Mme Marie Salima Moyard. Ce sera largement suffisant, Monsieur le président, pour vous dire que le classement vertical - puisque c'est ce qui est proposé par la majorité - n'est pas très sérieux. Il faut savoir si ces demandes sont justifiées, et pour cela le meilleur moyen consiste à renvoyer cette pétition au Conseil d'Etat, afin que le conseiller d'Etat chargé du DIP puisse produire un rapport détaillé sur la question.
M. Pascal Spuhler (MCG). Mesdames et Messieurs les députés, comme l'a souligné notre éminent collègue Gabriel Barrillet...
Des voix. Barrillier !
M. Pascal Spuhler. «Barrillier», pardon ! Gabriel Barrillier !
Ces pétitions, qui faisaient partie d'un ensemble de quatorze pétitions, constituaient effectivement un peu une prise d'otage du parlement. C'était surtout une manoeuvre électoraliste en 2009, ce qui nous a permis malgré tout d'écouter tous les pétitionnaires et de procéder à moult auditions suite à toutes ces demandes qui ont été faites. La commission des pétitions a donc travaillé tout à fait sérieusement.
Maintenant, quand nous avons auditionné M. Beer, il nous a quand même donné des garanties que des améliorations étaient en cours et que tout ce qu'il fallait faire devait être fait. Par conséquent, si les socialistes ne peuvent pas faire confiance à leur conseiller d'Etat, eh bien j'imagine qu'ils devraient peut-être voter pour un libéral, par exemple !
Quant au MCG, nous allons appuyer la demande de dépôt de cette pétition sur le bureau du Grand Conseil, mais nous resterons quand même attentifs à ce que le nombre d'élèves par classe ne dépasse pas les maxima convenus.
M. Antoine Bertschy (UDC). Je voulais remercier M. Barrillier d'avoir dit tout haut ce que certaines personnes pensaient tout bas. D'autre part, après avoir écouté les arguments avancés par les uns et les autres précédemment, je suis un peu halluciné par la position du parti socialiste, qui nous propose de renvoyer cette pétition au Conseil d'Etat parce que l'on ne possède pas les chiffres que nous aurions dû avoir. Eh bien, Mesdames et Messieurs les socialistes, vous n'aviez qu'à faire votre travail en commission, insister pour obtenir ces chiffres, ne pas rendre de rapport et ne pas vouloir voter cette pétition tant que vous n'aviez pas ces chiffres ! Maintenant, procéder à un renvoi au Conseil d'Etat pour qu'il nous fournisse des chiffres, ce n'est pas le but d'une pétition; c'est l'objectif d'une question écrite, ou éventuellement d'une interpellation urgente écrite.

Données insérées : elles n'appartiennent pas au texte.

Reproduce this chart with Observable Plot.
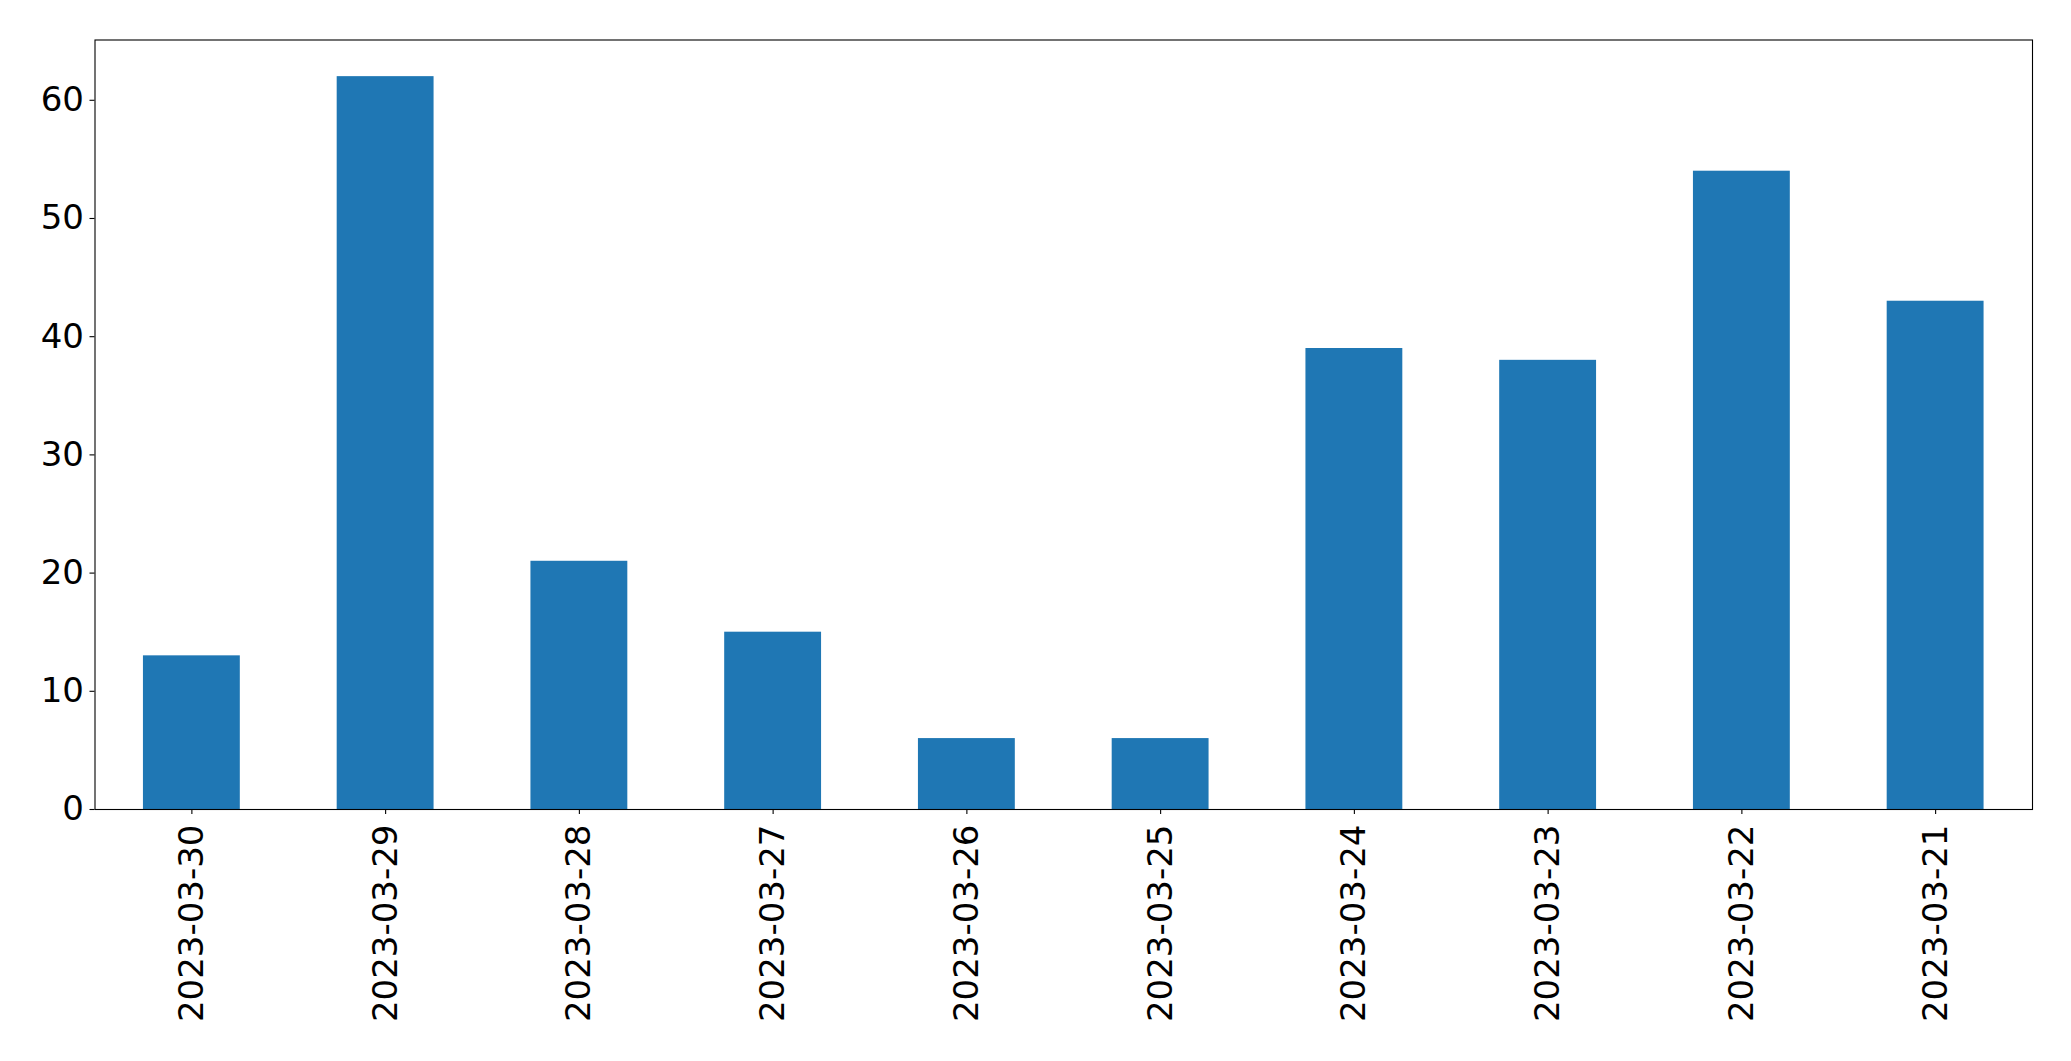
<!DOCTYPE html>
<html>
<head>
<meta charset="utf-8">
<script src="https://cdn.jsdelivr.net/npm/d3@7"></script>
<script src="https://cdn.jsdelivr.net/npm/@observablehq/plot@0.6"></script>
<style>
  html, body { margin: 0; padding: 0; background: #fff; }
  #chart svg { display: block; }
</style>
</head>
<body>
<div id="chart"></div>
<script>
const dates = ["2023-03-30", "2023-03-29", "2023-03-28", "2023-03-27", "2023-03-26",
               "2023-03-25", "2023-03-24", "2023-03-23", "2023-03-22", "2023-03-21"];
const counts = [13, 62, 21, 15, 6, 6, 39, 38, 54, 43];
const yTicks = [0, 10, 20, 30, 40, 50, 60];

const data = dates.map((d, i) => ({date: d, count: counts[i]}));

const chart = Plot.plot({
  width: 2071,
  height: 1061,
  marginLeft: 94.5,
  marginRight: 39,
  marginTop: 39.5,
  marginBottom: 252,
  style: {
    fontFamily: "DejaVu Sans, sans-serif",
    fontSize: "34px",
    background: "#ffffff",
    color: "#000000"
  },
  x: {type: "band", domain: dates, paddingInner: 0.5, paddingOuter: 0.25, round: false, label: null},
  y: {domain: [0, 65.1], label: null},
  marks: [
    Plot.barY(data, {x: "date", y: "count", fill: "#1f77b4", insetLeft: 0, insetRight: 0}),
    Plot.axisY({ticks: yTicks, tickSize: 5, tickPadding: 6, label: null, stroke: "#000", strokeWidth: 1.1}),
    Plot.axisX({tickRotate: -90, tickSize: 5, tickPadding: 10, label: null, stroke: "#000", strokeWidth: 1.1}),
    Plot.frame({stroke: "#000", strokeWidth: 1.1})
  ]
});
document.getElementById("chart").appendChild(chart);
</script>
</body>
</html>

Alors renvoyer une pétition juste pour obtenir des chiffres, Madame la rapporteure de minorité, le groupe UDC ne le fera pas, raison pour laquelle nous suivrons le rapporteur de majorité.
Le président. Merci, Monsieur le député. La parole est à Mme Prunella Carrard, à qui il reste trente secondes.
Mme Prunella Carrard (S), rapporteuse de minorité. Merci, Monsieur le président. J'aimerais juste réagir et dire que les socialistes ont fait leur travail en commission: nous avons demandé ces chiffres, mais ils ont été refusés par la majorité de la commission. Donc, nous n'avons pas pu aller plus loin. Dès lors, nous considérons qu'il est intéressant de renvoyer cette pétition au Conseil d'Etat afin d'avoir ces chiffres, car nous estimons que la commission n'a pas fait son travail de manière approfondie et correcte ! (Brouhaha.)
Le président. Merci, Madame la députée. Nous allons maintenant procéder au vote.
Mises aux voix, les conclusions de la majorité de la commission des pétitions (dépôt de la pétition 1719 sur le bureau du Grand Conseil à titre de renseignement) sont adoptées par 52 oui contre 26 non et 1 abstention.